Southern and mid-Troms was a Norwegian petty kingdom in the Viking Age, and considered part of Hålogaland. Ottar from Hålogaland met King Alfred the Great around 890. The Viking leader Tore Hund had his seat at Bjarkøy. According to the sagas, Tore Hund speared King Olav Haraldsson at the Battle of Stiklestad. He also traded and fought in Bjarmaland, today the area of Arkhangelsk in northern Russia . Trondenes (today's Harstad) was also a central Viking power centre.

Sami

The Sami are the indigenous people of the area, but Norwegians have lived for hundreds of years on the islands' outer parts, where they made up the majority. The Sami people still constitute the majority in Finnmark's interior parts, while the fjord areas have been ethnically mixed for a long time. This essentially holds true today.

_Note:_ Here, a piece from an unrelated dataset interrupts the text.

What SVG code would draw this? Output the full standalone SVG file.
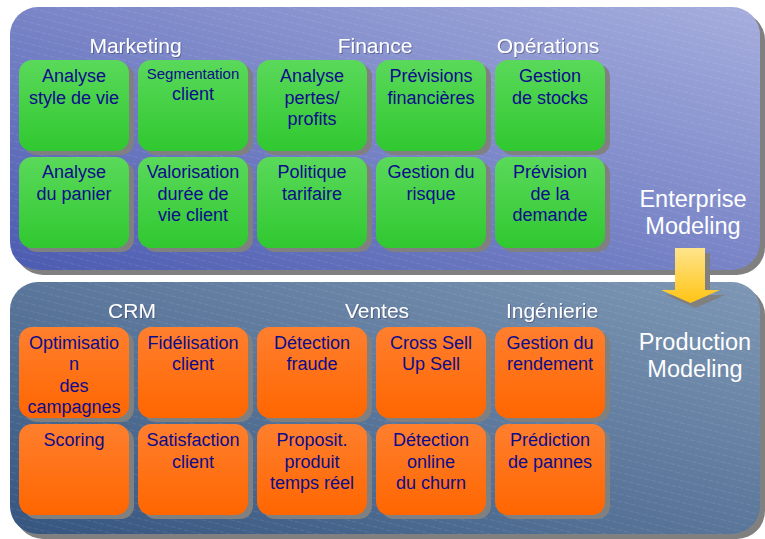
<svg xmlns="http://www.w3.org/2000/svg" width="765" height="539" viewBox="0 0 765 539">
  <defs>
    <linearGradient id="gTop" x1="1" y1="0" x2="0" y2="1">
      <stop offset="0" stop-color="#a6aedd"/>
      <stop offset="1" stop-color="#4b5bb0"/>
    </linearGradient>
    <linearGradient id="gBottom" x1="1" y1="0" x2="0" y2="1">
      <stop offset="0" stop-color="#7e97b5"/>
      <stop offset="1" stop-color="#36557f"/>
    </linearGradient>
    <linearGradient id="gGreen" x1="0" y1="0" x2="0" y2="1">
      <stop offset="0" stop-color="#5ad95a"/>
      <stop offset="1" stop-color="#30c830"/>
    </linearGradient>
    <linearGradient id="gOrange" x1="0" y1="0" x2="0" y2="1">
      <stop offset="0" stop-color="#ff7f2e"/>
      <stop offset="1" stop-color="#ff6600"/>
    </linearGradient>
    <linearGradient id="gArrow" x1="0" y1="0" x2="0" y2="1">
      <stop offset="0" stop-color="#ffe48c"/>
      <stop offset="1" stop-color="#ffc414"/>
    </linearGradient>
    <pattern id="hatch" width="7" height="7" patternUnits="userSpaceOnUse" patternTransform="rotate(14)">
      <line x1="0" y1="0.5" x2="7" y2="0.5" stroke="#ffffff" stroke-opacity="0.13" stroke-width="0.7" stroke-dasharray="4 2"/>
    </pattern>
    <filter id="txtShadow" x="-10%" y="-20%" width="120%" height="150%">
      <feDropShadow dx="1" dy="1" stdDeviation="0.4" flood-color="#30305a" flood-opacity="0.45"/>
    </filter>
  </defs>
  <style>
    text { font-family: "Liberation Sans", Arial, sans-serif; text-anchor: middle; }
    .hdr { font-size: 21px; fill: #ffffff; filter: url(#txtShadow); }
    .big { font-size: 23.5px; fill: #ffffff; }
    .lbl { font-size: 18px; fill: #0c0c8c; }
    .sm { font-size: 15px; }
    .shadow { fill: #808080; }
    .green { fill: url(#gGreen); }
    .orange { fill: url(#gOrange); }
  </style>

  <!-- layer panels -->
  <g id="panel-enterprise">
    <rect class="shadow" x="15" y="12" width="750" height="263" rx="28"/>
    <rect x="10" y="7" width="750" height="263" rx="28" fill="url(#gTop)"/>
    <rect x="10" y="7" width="750" height="263" rx="28" fill="url(#hatch)"/>
    <text class="hdr" x="135.5" y="53">Marketing</text>
    <text class="hdr" x="375" y="53">Finance</text>
    <text class="hdr" x="548" y="53">Opérations</text>
    <text class="big" x="693" y="207">Enterprise</text>
    <text class="big" x="693" y="234">Modeling</text>
  </g>
  <g id="panel-production">
    <rect class="shadow" x="15" y="287" width="750" height="252" rx="28"/>
    <rect x="10" y="282" width="750" height="252" rx="28" fill="url(#gBottom)"/>
    <rect x="10" y="282" width="750" height="252" rx="28" fill="url(#hatch)"/>
    <text class="hdr" x="132" y="318">CRM</text>
    <text class="hdr" x="377" y="318">Ventes</text>
    <text class="hdr" x="552" y="318">Ingénierie</text>
    <text class="big" x="695" y="350">Production</text>
    <text class="big" x="695" y="377">Modeling</text>
  </g>

  <!-- enterprise modeling tiles -->
  <g id="analyse-style-de-vie">
    <rect class="shadow" x="24" y="64" width="110" height="91" rx="13"/>
    <rect class="green" x="19" y="60" width="110" height="91" rx="13"/>
    <text class="lbl" x="74" y="82">Analyse<tspan x="74" y="104">style de vie</tspan></text>
  </g>
  <g id="segmentation-client">
    <rect class="shadow" x="143" y="64" width="110" height="91" rx="13"/>
    <rect class="green" x="138" y="60" width="110" height="91" rx="13"/>
    <text class="lbl sm" x="193" y="79">Segmentation</text>
    <text class="lbl" x="193" y="100">client</text>
  </g>
  <g id="analyse-pertes-profits">
    <rect class="shadow" x="262" y="64" width="110" height="91" rx="13"/>
    <rect class="green" x="257" y="60" width="110" height="91" rx="13"/>
    <text class="lbl" x="312" y="82">Analyse<tspan x="312" y="104">pertes/</tspan><tspan x="312" y="125">profits</tspan></text>
  </g>
  <g id="previsions-financieres">
    <rect class="shadow" x="381" y="64" width="110" height="91" rx="13"/>
    <rect class="green" x="376" y="60" width="110" height="91" rx="13"/>
    <text class="lbl" x="431" y="82">Prévisions<tspan x="431" y="104">financières</tspan></text>
  </g>
  <g id="gestion-de-stocks">
    <rect class="shadow" x="500" y="64" width="110" height="91" rx="13"/>
    <rect class="green" x="495" y="60" width="110" height="91" rx="13"/>
    <text class="lbl" x="550" y="82">Gestion<tspan x="550" y="104">de stocks</tspan></text>
  </g>

  <g id="analyse-du-panier">
    <rect class="shadow" x="24" y="161" width="110" height="91" rx="13"/>
    <rect class="green" x="19" y="157" width="110" height="91" rx="13"/>
    <text class="lbl" x="74" y="178">Analyse<tspan x="74" y="200">du panier</tspan></text>
  </g>
  <g id="valorisation-duree-de-vie">
    <rect class="shadow" x="143" y="161" width="110" height="91" rx="13"/>
    <rect class="green" x="138" y="157" width="110" height="91" rx="13"/>
    <text class="lbl" x="193" y="178">Valorisation<tspan x="193" y="200">durée de</tspan><tspan x="193" y="221">vie client</tspan></text>
  </g>
  <g id="politique-tarifaire">
    <rect class="shadow" x="262" y="161" width="110" height="91" rx="13"/>
    <rect class="green" x="257" y="157" width="110" height="91" rx="13"/>
    <text class="lbl" x="312" y="178">Politique<tspan x="312" y="200">tarifaire</tspan></text>
  </g>
  <g id="gestion-du-risque">
    <rect class="shadow" x="381" y="161" width="110" height="91" rx="13"/>
    <rect class="green" x="376" y="157" width="110" height="91" rx="13"/>
    <text class="lbl" x="431" y="178">Gestion du<tspan x="431" y="200">risque</tspan></text>
  </g>
  <g id="prevision-de-la-demande">
    <rect class="shadow" x="500" y="161" width="110" height="91" rx="13"/>
    <rect class="green" x="495" y="157" width="110" height="91" rx="13"/>
    <text class="lbl" x="550" y="178">Prévision<tspan x="550" y="200">de la</tspan><tspan x="550" y="221">demande</tspan></text>
  </g>

  <!-- production modeling tiles -->
  <g id="optimisation-des-campagnes">
    <rect class="shadow" x="24" y="331" width="110" height="91" rx="13"/>
    <rect class="orange" x="19" y="327" width="110" height="91" rx="13"/>
    <text class="lbl" x="74" y="349">Optimisatio<tspan x="74" y="370">n</tspan><tspan x="74" y="392">des</tspan><tspan x="74" y="413">campagnes</tspan></text>
  </g>
  <g id="fidelisation-client">
    <rect class="shadow" x="143" y="331" width="110" height="91" rx="13"/>
    <rect class="orange" x="138" y="327" width="110" height="91" rx="13"/>
    <text class="lbl" x="193" y="349">Fidélisation<tspan x="193" y="370">client</tspan></text>
  </g>
  <g id="detection-fraude">
    <rect class="shadow" x="262" y="331" width="110" height="91" rx="13"/>
    <rect class="orange" x="257" y="327" width="110" height="91" rx="13"/>
    <text class="lbl" x="312" y="349">Détection<tspan x="312" y="370">fraude</tspan></text>
  </g>
  <g id="cross-sell-up-sell">
    <rect class="shadow" x="381" y="331" width="110" height="91" rx="13"/>
    <rect class="orange" x="376" y="327" width="110" height="91" rx="13"/>
    <text class="lbl" x="431" y="349">Cross Sell<tspan x="431" y="370">Up Sell</tspan></text>
  </g>
  <g id="gestion-du-rendement">
    <rect class="shadow" x="500" y="331" width="110" height="91" rx="13"/>
    <rect class="orange" x="495" y="327" width="110" height="91" rx="13"/>
    <text class="lbl" x="550" y="349">Gestion du<tspan x="550" y="370">rendement</tspan></text>
  </g>

  <g id="scoring">
    <rect class="shadow" x="24" y="428" width="110" height="91" rx="13"/>
    <rect class="orange" x="19" y="424" width="110" height="91" rx="13"/>
    <text class="lbl" x="74" y="446">Scoring</text>
  </g>
  <g id="satisfaction-client">
    <rect class="shadow" x="143" y="428" width="110" height="91" rx="13"/>
    <rect class="orange" x="138" y="424" width="110" height="91" rx="13"/>
    <text class="lbl" x="193" y="446">Satisfaction<tspan x="193" y="468">client</tspan></text>
  </g>
  <g id="proposit-produit-temps-reel">
    <rect class="shadow" x="262" y="428" width="110" height="91" rx="13"/>
    <rect class="orange" x="257" y="424" width="110" height="91" rx="13"/>
    <text class="lbl" x="312" y="446">Proposit.<tspan x="312" y="468">produit</tspan><tspan x="312" y="489">temps réel</tspan></text>
  </g>
  <g id="detection-online-du-churn">
    <rect class="shadow" x="381" y="428" width="110" height="91" rx="13"/>
    <rect class="orange" x="376" y="424" width="110" height="91" rx="13"/>
    <text class="lbl" x="431" y="446">Détection<tspan x="431" y="468">online</tspan><tspan x="431" y="489">du churn</tspan></text>
  </g>
  <g id="prediction-de-pannes">
    <rect class="shadow" x="500" y="428" width="110" height="91" rx="13"/>
    <rect class="orange" x="495" y="424" width="110" height="91" rx="13"/>
    <text class="lbl" x="550" y="446">Prédiction<tspan x="550" y="468">de pannes</tspan></text>
  </g>

  <!-- block arrow from enterprise to production layer -->
  <g id="connectors">
    <polygon class="shadow" points="680,253 710,253 710,295 725,295 695.5,308 666,295 680,295"/>
    <polygon points="675,248 705,248 705,290 720,290 690.5,303 661,290 675,290" fill="url(#gArrow)"/>
  </g>
</svg>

The Sami were for many years victims of the Norwegianization policy, which in essence was an attempt by the government to make them "true" Norwegians and forget about their Sami way of life and religion, which was seen as inferior. As a result, the Sami living at the coast and in the fjords gradually lost much of their culture and often felt ashamed by their Sami inheritance. The Sami in the interior managed to preserve more of their culture. In the 1970s, instruction of the Sami language started in schools, and a new sense of consciousness started to grow among the Sami; today most are proud of their background and culture.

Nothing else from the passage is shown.